Uciekali z piekła, w piekle pozostali
Nie widziałem filmu Agnieszki Holland, nie o nim jest niniejszy tekst. Raczej obok niego i dyskusji społecznej, jaką wywołał. Chodzi o migrantów i uchodźców. Uważam, że polskiej granicy trzeba bronić. Putin i Łukaszenka to zbrodniarze, którzy cynicznie wykorzystują dramat nieszczęśliwych ludzi, by zaprowadzić chaos nie tylko w Polsce, ale całej Europie. Jednak wściekam się, gdy także moi znajomi wypisują brednie, że wszyscy uchodźcy i imigranci z granicy z Białorusią są rzekomo agentami Putina, bądź terrorystami. Oczywiście – tacy ludzie też tam są. Są tam też jednak dzieci, kobiety, ludzie, którzy wyrwali się z potwornej biedy. Zrozpaczeni uwierzyli bandziorom, którzy przekonywali ich, że trafią do lepszego świata. Ksiądz Waldemar Cisło, ze stowarzyszenia Pomoc Kościołowi w Potrzebie, w wywiadzie dla Salonu 24 opowiedział, jak ten mechanizm wygląda. Ludzie zbierają ostatnie, bardzo skromne oszczędności, oddają je tym, co obiecują wyrwanie się z afrykańskiego piekła.
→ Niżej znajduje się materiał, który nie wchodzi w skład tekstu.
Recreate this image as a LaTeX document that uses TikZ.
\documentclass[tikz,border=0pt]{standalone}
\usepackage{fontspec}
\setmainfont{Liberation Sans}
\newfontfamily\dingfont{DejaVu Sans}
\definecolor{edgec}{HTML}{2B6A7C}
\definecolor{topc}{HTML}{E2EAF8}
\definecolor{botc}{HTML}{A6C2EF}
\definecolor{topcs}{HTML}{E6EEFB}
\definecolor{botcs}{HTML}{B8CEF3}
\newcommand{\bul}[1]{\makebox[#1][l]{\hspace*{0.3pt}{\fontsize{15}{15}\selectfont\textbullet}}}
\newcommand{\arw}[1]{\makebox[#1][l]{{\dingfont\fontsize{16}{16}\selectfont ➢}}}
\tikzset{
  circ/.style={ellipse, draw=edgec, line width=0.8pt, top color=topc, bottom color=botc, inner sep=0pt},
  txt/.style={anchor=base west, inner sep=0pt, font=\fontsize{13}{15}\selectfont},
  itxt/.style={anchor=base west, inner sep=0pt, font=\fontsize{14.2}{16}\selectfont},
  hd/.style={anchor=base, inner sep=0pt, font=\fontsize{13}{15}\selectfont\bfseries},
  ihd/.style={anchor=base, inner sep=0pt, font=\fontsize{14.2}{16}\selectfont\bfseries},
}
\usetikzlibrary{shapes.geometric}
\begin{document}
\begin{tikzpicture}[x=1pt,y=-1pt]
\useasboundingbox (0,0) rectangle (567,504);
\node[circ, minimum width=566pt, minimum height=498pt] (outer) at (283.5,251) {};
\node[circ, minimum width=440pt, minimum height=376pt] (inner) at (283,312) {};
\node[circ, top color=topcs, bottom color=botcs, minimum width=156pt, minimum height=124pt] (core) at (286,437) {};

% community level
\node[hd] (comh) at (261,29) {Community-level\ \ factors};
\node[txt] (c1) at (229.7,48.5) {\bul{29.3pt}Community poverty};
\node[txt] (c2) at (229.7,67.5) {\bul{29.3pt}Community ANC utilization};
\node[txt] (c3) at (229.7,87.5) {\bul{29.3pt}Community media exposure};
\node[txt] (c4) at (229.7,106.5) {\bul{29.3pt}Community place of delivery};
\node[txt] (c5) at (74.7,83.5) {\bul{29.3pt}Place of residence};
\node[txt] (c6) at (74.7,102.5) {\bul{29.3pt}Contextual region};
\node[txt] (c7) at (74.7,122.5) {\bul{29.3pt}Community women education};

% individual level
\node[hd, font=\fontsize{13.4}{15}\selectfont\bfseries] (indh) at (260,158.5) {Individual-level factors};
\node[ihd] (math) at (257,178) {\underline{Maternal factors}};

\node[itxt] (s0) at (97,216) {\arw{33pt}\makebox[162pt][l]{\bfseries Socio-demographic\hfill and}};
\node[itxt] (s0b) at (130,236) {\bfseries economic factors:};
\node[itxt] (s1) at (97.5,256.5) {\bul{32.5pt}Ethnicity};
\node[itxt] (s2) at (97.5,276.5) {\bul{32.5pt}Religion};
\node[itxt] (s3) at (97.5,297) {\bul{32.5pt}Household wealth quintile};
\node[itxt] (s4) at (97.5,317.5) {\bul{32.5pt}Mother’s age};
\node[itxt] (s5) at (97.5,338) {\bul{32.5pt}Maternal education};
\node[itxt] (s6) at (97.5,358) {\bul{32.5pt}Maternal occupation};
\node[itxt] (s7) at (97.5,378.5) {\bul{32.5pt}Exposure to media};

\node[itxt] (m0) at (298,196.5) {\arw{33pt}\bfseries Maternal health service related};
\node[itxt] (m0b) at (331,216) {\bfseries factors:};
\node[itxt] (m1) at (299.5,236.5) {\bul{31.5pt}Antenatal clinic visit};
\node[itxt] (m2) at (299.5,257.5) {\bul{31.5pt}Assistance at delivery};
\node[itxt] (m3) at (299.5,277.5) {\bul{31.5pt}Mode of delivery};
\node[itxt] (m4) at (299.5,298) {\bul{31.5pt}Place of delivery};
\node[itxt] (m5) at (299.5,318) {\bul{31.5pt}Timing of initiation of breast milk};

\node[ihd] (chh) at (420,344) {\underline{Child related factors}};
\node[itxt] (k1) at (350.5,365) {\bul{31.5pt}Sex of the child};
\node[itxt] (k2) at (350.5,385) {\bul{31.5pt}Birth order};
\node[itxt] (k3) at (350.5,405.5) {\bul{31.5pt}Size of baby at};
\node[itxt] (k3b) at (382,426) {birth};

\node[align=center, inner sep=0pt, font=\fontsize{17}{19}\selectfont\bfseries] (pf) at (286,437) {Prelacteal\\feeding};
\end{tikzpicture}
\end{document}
Gdy mają wsiadać na statek, który zawiezie ich do „europejskiego raju”, okazuje się, że zamiast statku jest ponton. Dla pasażerów nie ma nawet kapoków ochronnych. I nie ma możliwości wycofania się, bo miły wcześniej „emisariusz lepszego świata” pokazuje prawdziwe oblicze. Wyciąga broń, przykłada do skroni. Uchodźca, imigrant (obojętne), ma wybór. Albo wsiada na łódkę, która w każdej chwili może zatonąć, albo dostaje kulkę w głowę. Myśląc tokiem pozbawionego zasad zbrodniarza to logiczne. Powrót takiego kogoś do rodzinnej miejscowości, opowiedzenie, że cała „podróż do raju” jest picem, byłoby dla mafii śmiertelnie groźne. Bo mniej osób uwierzyłoby w opowieści oszustów. Biznes musi się kręcić.
Odpowiedzialność zbiorowa obca naszej cywilizacji
Tak, przestępczość w środowiskach migrantów jest problemem. Jednak pierd…, że wszyscy są przestępcami, jest tak samo prawdziwe, jak twierdzenie, że wśród rodowitych Europejczyków przestępczości nie ma wcale. Mam konkretne przykłady. Opisywałem historię Białorusina, który jeszcze przed kryzysem granicznym przepłynął Bug, szukał schronienia w Polsce. Spotkał się z różnymi postawami. Od wielkiej pomocy, po urzędniczą bezduszność. Udało mu się. Są historie kobiet, gwałconych, bitych, odnajdywanych w lesie, nierzadko w stanie bardzo ciężkim. Nie zajmowałem się historiami dzieci, ale też jest ich wiele.
Oczywiście, wśród przybywających do Europy są młodzi przestępcy i terroryści. A i agentów Putina i Łukaszenki najpewniej się znajdzie – nielogiczne jest, żeby ich nie było. Wrzucanie zbrodniarzy, morderców, terrorystów do jednego worka z gwałconymi kobietami, dziećmi, zrozpaczonymi ludźmi, jest jednak chore, krzywdzące, zwyczajnie nieprawdziwe. Odpowiedzialność zbiorowa jest sprzeczna z zasadami naszej cywilizacji, wartości chrześcijańskich i humanistycznych. Zgodna jednak z psychologią tłumu. O ile jednak strach zwykłych ludzi można zrozumieć, podsycanie go przez media i osoby publiczne jest niegodziwe. A internetowe epitety, typu robactwo, hołota (a słowa takie padły) świadczą o totalnym zdziczeniu. To opluwanie, nie obrona munduru.